The report shows one eighth of the population gave gifts in the two years prior to the survey, and this will rise as older generations give money to their children or grandchildren to help them onto the property ladder, or assist with educational expenses.
However, while people think they are doing a good thing, the report revealed 45 per cent of the UK population is unaware of the tax implications around gifting, which can be problematic, as Rachael Griffin, tax and financial planning expert at Quilter, explains: “A lack of knowledge can be immensely detrimental.
"Gifting during a lifetime has become a perverse game of Russian roulette, thanks to potentially exempt transfers.
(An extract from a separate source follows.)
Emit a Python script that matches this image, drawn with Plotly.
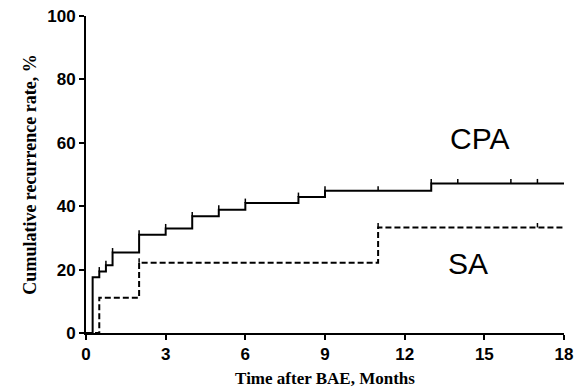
import plotly.graph_objects as go

# CPA group: step times (months) and cumulative recurrence (%)
cpa_times = [0, 0.25, 0.5, 0.75, 1, 2, 3, 4, 5, 6, 8, 9, 13, 18]
cpa_rates = [0, 17.6, 19.4, 21.4, 25.4, 31.0, 33.0, 36.8, 38.9, 41.0, 42.9, 44.9, 47.2, 47.2]
cpa_censor_times = [0.5, 0.75, 1, 2, 3, 4, 5, 6, 8, 9, 11, 13, 14, 16, 17]

# SA group
sa_times = [0, 0.5, 2, 11, 18]
sa_rates = [0, 11.1, 22.2, 33.3, 33.3]
sa_censor_times = [2, 11, 17]

x_ticks = [0, 3, 6, 9, 12, 15, 18]
y_ticks = [0, 20, 40, 60, 80, 100]


def level_at(times, rates, t):
    v = 0
    for ti, r in zip(times, rates):
        if ti <= t:
            v = r
    return v


def censor_segments(times, rates, ctimes, h=1.4):
    xs, ys = [], []
    for t in ctimes:
        lv = level_at(times, rates, t)
        xs += [t, t, None]
        ys += [lv, lv + h, None]
    return xs, ys


fig = go.Figure()

fig.add_trace(go.Scatter(x=cpa_times, y=cpa_rates, mode="lines",
                         line=dict(shape="hv", color="black", width=2),
                         showlegend=False, cliponaxis=False))
cx, cy = censor_segments(cpa_times, cpa_rates, cpa_censor_times)
fig.add_trace(go.Scatter(x=cx, y=cy, mode="lines",
                         line=dict(color="black", width=1.5),
                         showlegend=False, cliponaxis=False))

fig.add_trace(go.Scatter(x=sa_times, y=sa_rates, mode="lines",
                         line=dict(shape="hv", color="black", width=2, dash="6px,3px"),
                         showlegend=False, cliponaxis=False))
sx, sy = censor_segments(sa_times, sa_rates, sa_censor_times)
fig.add_trace(go.Scatter(x=sx, y=sy, mode="lines",
                         line=dict(color="black", width=1.5),
                         showlegend=False, cliponaxis=False))

fig.add_annotation(x=14.8, y=61.3, text="CPA", showarrow=False,
                   font=dict(family="Liberation Sans, Arial", size=30, color="black"))
fig.add_annotation(x=14.4, y=22, text="SA", showarrow=False,
                   font=dict(family="Liberation Sans, Arial", size=30, color="black"))

tickfont = dict(family="Liberation Sans, Arial", size=17, color="black")

# page body has an 8px default margin, so the figure is sized/positioned to compensate
fig.update_layout(
    width=577, height=381,
    margin=dict(l=78, r=21, t=8, b=56),
    paper_bgcolor="white", plot_bgcolor="white",
    xaxis=dict(range=[0, 18], tickvals=x_ticks,
               ticktext=[f"<b>{v}</b>" for v in x_ticks],
               showline=True, linecolor="black", automargin=False,
               ticklabeloverflow="allow",
               linewidth=2, ticks="outside", ticklen=5, tickwidth=2, tickcolor="black",
               showgrid=False, zeroline=False, tickfont=tickfont,
               title=dict(text="<b>Time after BAE, Months</b>", standoff=9,
                          font=dict(family="Liberation Serif, Times New Roman", size=17, color="black"))),
    yaxis=dict(range=[0, 100], tickvals=y_ticks,
               ticktext=[f"<b>{v}</b>" for v in y_ticks],
               showline=True, linecolor="black", automargin=False,
               ticklabeloverflow="allow",
               linewidth=2, ticks="outside", ticklen=5, tickwidth=2, tickcolor="black",
               showgrid=False, zeroline=False, tickfont=tickfont,
               title=dict(text="<b>Cumulative recurrence rate, %</b>", standoff=6,
                          font=dict(family="Liberation Serif, Times New Roman", size=18, color="black"))),
)

fig.write_html("out.html")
Essentially people have to ask themselves: ‘Do you think you’ll live longer than seven years?’
“With the Office for Tax Simplification already taking a close look at IHT, it’s interesting to see that HRMC is also doing some digging.”
She suggests one way to simplify things is to update the heavily outdated gifting allowance: “The annual IHT gifting allowance has remained unchanged at £3,000 since 1981 and, had the allowance been tracked to inflation, it would be permissible to gift £11,296 per tax year in 2018.”
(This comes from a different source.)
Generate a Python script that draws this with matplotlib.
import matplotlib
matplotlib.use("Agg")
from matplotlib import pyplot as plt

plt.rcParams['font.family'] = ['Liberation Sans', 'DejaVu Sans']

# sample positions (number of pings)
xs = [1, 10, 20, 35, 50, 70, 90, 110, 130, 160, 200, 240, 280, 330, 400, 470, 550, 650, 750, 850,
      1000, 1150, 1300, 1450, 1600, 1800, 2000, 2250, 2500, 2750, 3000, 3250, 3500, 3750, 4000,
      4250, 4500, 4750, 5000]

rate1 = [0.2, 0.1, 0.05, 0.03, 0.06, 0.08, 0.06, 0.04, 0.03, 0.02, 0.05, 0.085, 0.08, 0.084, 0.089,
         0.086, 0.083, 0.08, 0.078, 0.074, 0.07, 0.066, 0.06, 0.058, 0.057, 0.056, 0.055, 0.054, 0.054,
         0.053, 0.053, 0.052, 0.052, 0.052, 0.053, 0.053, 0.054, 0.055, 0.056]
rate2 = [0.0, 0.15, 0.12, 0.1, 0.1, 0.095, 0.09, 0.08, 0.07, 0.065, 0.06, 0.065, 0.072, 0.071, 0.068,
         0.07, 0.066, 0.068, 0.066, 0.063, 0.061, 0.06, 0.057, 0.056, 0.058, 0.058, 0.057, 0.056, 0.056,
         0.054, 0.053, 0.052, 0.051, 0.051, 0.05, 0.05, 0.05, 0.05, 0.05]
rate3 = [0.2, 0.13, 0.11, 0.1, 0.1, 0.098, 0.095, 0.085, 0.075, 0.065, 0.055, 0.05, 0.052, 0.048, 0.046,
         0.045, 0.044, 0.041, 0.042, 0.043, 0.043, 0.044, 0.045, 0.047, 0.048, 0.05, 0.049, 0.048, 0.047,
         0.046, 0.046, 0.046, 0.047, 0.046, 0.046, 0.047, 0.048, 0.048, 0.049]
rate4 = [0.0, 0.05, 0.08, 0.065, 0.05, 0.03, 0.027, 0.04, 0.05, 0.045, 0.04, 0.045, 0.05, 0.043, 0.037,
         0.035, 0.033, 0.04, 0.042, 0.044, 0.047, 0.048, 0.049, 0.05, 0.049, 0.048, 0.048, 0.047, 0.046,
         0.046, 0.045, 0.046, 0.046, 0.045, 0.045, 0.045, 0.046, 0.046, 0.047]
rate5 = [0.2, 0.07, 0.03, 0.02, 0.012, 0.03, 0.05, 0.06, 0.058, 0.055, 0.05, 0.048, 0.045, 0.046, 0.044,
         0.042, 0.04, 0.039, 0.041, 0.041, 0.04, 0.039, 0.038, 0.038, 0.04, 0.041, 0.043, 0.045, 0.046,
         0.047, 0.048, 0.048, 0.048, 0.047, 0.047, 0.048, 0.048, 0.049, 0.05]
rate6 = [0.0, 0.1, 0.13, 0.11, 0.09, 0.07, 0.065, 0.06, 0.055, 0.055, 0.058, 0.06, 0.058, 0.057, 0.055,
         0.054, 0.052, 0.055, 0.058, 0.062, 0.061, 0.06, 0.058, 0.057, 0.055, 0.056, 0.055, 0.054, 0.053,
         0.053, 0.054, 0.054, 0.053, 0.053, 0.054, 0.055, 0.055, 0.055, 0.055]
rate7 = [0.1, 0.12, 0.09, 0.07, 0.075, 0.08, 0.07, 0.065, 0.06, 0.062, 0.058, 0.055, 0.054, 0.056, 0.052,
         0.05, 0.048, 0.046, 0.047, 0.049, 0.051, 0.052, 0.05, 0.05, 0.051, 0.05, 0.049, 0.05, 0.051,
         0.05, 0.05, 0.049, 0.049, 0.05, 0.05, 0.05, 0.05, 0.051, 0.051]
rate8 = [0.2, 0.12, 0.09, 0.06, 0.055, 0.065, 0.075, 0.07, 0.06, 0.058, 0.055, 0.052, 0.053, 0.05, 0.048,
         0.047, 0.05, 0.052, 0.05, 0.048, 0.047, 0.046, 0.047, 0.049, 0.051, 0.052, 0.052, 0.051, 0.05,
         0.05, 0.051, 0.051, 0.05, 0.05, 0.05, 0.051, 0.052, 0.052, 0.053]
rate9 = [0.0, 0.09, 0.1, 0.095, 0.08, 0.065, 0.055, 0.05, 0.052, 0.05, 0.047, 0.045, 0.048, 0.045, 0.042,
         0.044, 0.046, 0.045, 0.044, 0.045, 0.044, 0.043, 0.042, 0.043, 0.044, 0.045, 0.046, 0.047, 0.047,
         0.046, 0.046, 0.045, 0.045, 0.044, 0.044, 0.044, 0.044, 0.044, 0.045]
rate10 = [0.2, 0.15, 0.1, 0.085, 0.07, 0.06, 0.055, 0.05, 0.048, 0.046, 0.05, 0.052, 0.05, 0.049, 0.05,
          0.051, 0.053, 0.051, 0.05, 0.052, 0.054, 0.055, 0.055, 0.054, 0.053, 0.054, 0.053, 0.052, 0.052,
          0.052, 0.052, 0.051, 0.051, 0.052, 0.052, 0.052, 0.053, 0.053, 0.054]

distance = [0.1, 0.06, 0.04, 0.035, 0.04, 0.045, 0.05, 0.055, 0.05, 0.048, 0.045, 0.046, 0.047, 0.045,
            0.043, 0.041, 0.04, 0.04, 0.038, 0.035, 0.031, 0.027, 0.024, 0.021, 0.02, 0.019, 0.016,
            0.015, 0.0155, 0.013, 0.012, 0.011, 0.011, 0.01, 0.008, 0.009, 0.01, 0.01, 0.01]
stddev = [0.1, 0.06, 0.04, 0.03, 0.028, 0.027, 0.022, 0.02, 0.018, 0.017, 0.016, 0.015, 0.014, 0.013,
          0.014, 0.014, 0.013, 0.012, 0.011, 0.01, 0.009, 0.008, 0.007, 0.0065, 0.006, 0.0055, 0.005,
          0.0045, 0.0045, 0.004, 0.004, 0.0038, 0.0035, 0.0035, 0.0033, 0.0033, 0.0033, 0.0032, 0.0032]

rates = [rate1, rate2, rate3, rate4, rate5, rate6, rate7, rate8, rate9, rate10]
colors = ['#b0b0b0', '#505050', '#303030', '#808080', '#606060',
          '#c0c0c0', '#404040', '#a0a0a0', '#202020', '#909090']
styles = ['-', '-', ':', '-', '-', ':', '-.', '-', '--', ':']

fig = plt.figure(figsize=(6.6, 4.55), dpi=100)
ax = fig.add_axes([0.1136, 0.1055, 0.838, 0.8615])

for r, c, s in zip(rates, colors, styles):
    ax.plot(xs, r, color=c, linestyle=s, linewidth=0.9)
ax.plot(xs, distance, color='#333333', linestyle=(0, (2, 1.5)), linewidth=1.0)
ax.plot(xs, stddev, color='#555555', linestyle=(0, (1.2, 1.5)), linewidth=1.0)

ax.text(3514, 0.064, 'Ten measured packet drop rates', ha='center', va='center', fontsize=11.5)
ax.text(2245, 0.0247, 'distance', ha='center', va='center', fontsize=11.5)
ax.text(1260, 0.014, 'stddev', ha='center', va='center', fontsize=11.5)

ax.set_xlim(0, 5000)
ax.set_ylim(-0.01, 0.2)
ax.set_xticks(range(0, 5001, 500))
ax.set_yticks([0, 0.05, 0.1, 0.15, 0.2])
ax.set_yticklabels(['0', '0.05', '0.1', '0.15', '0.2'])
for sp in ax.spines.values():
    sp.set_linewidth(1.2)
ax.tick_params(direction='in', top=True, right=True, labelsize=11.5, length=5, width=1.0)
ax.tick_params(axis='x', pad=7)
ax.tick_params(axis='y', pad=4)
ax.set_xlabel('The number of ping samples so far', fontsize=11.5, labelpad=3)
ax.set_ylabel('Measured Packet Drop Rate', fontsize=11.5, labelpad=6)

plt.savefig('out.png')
Rhoda Copper, chartered tax adviser and council member of the Institute of Professional Willwriters, says: “If giving assets away is appropriate, then it is important to consider whether capital gains tax would apply.
“This does not apply to cash, but if a property is given to a child directly or via a trust, then it is likely any profit made between the date of acquiring that property and the date of gift will be subject to CGT.
“There are exemptions and potentially ways to defer paying the tax, but advice should be taken from a suitable professional.”
Also, when looking at the various options available for mitigating IHT, Mr Jones says the correct order of gifting needs to be considered.
“For many people, gifts to discretionary trusts should be done before gifts to bare trusts or outright gifts to individuals,” he says.
Yet he believes all available exemptions should be used. He explains: “One of the most overlooked exemptions is the normal expenditure out of income.
“As IHT is a tax on capital transfers, if there is surplus income with the intention to gift regularly then, subject to conditions, these gifts are fully exempt from day one.”
This is why Ms Kneen strongly advocates advice. She says: “One of the key points is to make sure clients understand what the gift or trust means for them. For a gift to be IHT effective, this will generally mean giving up access to the gifted assets.